Various factors have improved the cost effectiveness of transport by rail, Gamette continued. In the past, cargo needed to travel at least 500 miles to justify rail transport. “Recently we’ve seen that drop closer to 250 miles away for some of the markets,” he said. “We’re going to lower that further by the improvements we make here in the port complex.”

The largest POLB rail project slated for development is the $870 million expansion of the on-dock rail support facility at Pier B, located southwest of Anaheim Street and the 710 Freeway. Gamette said the port is in the process of contracting a design agency to supplement the work of its staff, and plans to begin the design process this summer. The 180-acre facility could include 90,000 feet of storage tracks and five 10,000-foot storage tracks. Existing tracks would connect docks directly to the Alameda Corridor, which connects the San Pedro ports to the national rail system. Road realignment and utility work is set to begin in 2022, with the entire project tentatively set to be completed in 2032

The second largest project, the $40 million Terminal Island Wye Track Realignment, will add a 5,000-foot mainline and two 2,000-foot storage tracks to Pier S, Gamette said. When completed, the project is expected to reduce congestion at terminals for arriving and departing trains. Gamette said the project is scheduled to be completed in 2022.

The Pier G and J Double Track Access Project is a $25 million project to remove a bottleneck between Piers G and J and add 1,500 feet of storage track. “The big benefit here is the uninterrupted movement of trains in and out of Piers G and J, the two container terminals,” Gamette said. “What that equates to is about an additional train per day that we can get in and out of the Port through that area.” This project is slated for completion by 2021.

The last project, what Gamette called “the fourth track at Ocean Boulevard,” would add 2,000 feet of lead track to the east end of the new structure replacing the Gerald Desmond Bridge, and eliminate a bottleneck where four tracks become three. “The addition of this fourth track . . . has a huge benefit,” Gamette said. “It will allow simultaneous movement of trains in and out of our Middle Harbor container terminal without impacting mainline operations on our Piers G and J container terminals.” The $22 million project is set to be completed in 2022.

Gamette said that more rail can help the port grow its already expansive marketshare. “We moved eight million twenty-foot-equivalent units [TEUs] through our city’s port last year,” he said. “Nearly $200 billion in goods moved through Long Beach [in 2018], supporting more than 51,000 jobs in Long Beach itself, 576,000 jobs throughout Southern California and, based on our economic study, about 2.6 million jobs across our great country.” Gamette characterized the port’s capital program as one of the largest in the United States.

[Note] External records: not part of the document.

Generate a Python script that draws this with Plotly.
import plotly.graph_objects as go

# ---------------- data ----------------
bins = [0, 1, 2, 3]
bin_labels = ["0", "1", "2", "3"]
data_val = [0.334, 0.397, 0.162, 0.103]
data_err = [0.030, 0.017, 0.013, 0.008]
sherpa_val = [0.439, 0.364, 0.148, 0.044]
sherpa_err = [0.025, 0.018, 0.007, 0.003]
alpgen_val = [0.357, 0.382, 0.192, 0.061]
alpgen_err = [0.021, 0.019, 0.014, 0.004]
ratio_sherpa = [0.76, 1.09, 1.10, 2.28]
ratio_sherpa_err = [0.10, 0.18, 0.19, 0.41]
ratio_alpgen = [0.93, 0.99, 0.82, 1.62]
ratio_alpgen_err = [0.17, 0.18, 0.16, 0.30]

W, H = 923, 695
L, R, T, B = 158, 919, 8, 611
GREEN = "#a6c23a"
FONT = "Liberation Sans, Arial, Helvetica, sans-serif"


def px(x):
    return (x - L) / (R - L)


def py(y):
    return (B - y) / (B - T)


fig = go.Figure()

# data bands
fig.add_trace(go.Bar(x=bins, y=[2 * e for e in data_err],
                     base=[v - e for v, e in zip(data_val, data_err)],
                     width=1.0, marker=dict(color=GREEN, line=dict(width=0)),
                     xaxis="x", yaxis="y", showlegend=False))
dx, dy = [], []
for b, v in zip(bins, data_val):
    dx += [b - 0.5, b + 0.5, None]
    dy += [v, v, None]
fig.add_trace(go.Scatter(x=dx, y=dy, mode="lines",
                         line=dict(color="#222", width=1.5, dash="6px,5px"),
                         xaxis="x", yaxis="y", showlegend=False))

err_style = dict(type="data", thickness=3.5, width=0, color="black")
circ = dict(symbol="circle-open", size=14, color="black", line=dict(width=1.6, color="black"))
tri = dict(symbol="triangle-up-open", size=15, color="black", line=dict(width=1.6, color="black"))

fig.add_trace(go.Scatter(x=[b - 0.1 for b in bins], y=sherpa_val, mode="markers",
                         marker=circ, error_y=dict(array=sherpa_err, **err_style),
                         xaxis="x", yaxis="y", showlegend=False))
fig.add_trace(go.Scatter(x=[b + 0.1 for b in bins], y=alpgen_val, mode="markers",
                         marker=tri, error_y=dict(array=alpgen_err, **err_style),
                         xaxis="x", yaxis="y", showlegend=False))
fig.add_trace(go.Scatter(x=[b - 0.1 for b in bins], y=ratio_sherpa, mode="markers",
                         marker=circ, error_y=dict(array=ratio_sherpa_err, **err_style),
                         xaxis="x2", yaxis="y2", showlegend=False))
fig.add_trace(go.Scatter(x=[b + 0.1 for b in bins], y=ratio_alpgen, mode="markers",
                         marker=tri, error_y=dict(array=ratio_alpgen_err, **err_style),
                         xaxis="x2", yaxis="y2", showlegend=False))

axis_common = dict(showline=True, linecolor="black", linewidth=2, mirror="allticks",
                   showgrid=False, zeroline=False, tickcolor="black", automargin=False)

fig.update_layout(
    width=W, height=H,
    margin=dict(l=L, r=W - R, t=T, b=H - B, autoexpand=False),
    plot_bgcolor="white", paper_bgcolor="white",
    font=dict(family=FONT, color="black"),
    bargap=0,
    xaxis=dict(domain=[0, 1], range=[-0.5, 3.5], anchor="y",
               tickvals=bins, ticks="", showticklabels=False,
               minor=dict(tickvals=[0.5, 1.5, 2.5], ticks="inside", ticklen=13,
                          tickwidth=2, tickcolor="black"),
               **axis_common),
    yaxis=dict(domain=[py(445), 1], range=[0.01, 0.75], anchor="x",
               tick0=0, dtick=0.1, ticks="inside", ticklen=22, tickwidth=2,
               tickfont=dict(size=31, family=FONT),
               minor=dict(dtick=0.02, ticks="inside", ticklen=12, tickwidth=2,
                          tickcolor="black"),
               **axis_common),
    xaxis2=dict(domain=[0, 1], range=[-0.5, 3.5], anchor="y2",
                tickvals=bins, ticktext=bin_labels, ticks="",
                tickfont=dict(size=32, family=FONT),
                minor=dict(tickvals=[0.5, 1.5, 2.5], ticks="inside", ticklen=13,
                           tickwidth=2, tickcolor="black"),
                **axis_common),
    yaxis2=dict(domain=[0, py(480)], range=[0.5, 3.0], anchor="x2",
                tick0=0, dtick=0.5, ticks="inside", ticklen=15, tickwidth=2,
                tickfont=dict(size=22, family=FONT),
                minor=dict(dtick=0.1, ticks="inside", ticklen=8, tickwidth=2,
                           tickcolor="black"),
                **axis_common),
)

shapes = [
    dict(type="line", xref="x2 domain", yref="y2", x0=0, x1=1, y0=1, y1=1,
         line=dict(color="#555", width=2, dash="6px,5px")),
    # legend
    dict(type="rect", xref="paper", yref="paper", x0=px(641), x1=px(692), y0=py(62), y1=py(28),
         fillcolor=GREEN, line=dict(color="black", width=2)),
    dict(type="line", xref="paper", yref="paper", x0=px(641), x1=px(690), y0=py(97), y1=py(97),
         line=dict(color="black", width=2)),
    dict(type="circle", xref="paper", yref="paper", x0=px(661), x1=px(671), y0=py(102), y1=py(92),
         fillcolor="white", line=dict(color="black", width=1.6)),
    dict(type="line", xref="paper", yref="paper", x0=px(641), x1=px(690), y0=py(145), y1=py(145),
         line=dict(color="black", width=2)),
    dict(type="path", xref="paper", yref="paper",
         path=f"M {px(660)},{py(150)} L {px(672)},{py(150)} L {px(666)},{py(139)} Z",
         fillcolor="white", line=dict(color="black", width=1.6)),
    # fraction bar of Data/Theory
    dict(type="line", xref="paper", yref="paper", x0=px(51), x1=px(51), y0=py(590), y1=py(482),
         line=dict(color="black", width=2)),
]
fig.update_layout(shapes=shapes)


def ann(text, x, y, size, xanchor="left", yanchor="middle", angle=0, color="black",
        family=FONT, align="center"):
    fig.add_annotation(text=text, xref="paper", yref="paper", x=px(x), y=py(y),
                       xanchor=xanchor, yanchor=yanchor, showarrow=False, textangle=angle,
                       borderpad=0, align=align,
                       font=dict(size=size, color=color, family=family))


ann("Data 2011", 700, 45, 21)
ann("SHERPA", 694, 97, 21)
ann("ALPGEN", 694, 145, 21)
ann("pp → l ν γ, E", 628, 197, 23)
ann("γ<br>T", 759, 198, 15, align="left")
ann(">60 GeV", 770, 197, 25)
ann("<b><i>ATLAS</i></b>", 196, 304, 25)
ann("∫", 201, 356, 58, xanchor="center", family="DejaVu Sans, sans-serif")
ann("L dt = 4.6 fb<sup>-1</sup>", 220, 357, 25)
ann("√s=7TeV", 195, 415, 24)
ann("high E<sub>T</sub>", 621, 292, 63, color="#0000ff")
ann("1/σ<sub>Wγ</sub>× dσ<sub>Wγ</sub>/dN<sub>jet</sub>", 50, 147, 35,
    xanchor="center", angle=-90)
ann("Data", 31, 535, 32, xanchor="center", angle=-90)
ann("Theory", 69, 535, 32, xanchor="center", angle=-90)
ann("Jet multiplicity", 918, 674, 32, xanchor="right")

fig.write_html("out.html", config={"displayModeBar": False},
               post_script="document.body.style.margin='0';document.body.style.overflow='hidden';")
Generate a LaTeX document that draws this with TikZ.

On the other side of the San Pedro Bay port complex, the Port of Los Angeles (POLA) is also beginning a rail expansion project. According to Tony Gioiello, POLA deputy executive director of development, the Pier 400 Corridor Storage Track Expansion is a $34 million build out of its existing rail system. “These are not working tracks, they’re more staging tracks to get trains out of terminals more efficiently,” he explained.

POLA Director of Media Relations Phillip Sanfield said L.A. was the first port in the United States to have on-dock rail at every one of its terminals. “We’re expanding it and always improving, along with our railroad partners, but a lot of the work has been in place and worked on over the last decade,” he commented. POLA ships about 30-45% of its cargo by rail, he added.

Gioiello said the Pier 400 rail expansion is currently in its design phase, which may conclude at the end of the year. Construction is slated to begin before the end of 2020 and be completed by 2022. “Strategically, rail is important to us because the cargo that leaves this port destined for other parts of the country leaves by rail. That’s cargo that could be diverted to other ports. So we believe [our investment in] rail infrastructure . . . is why a lot of the cargo comes here,” he said.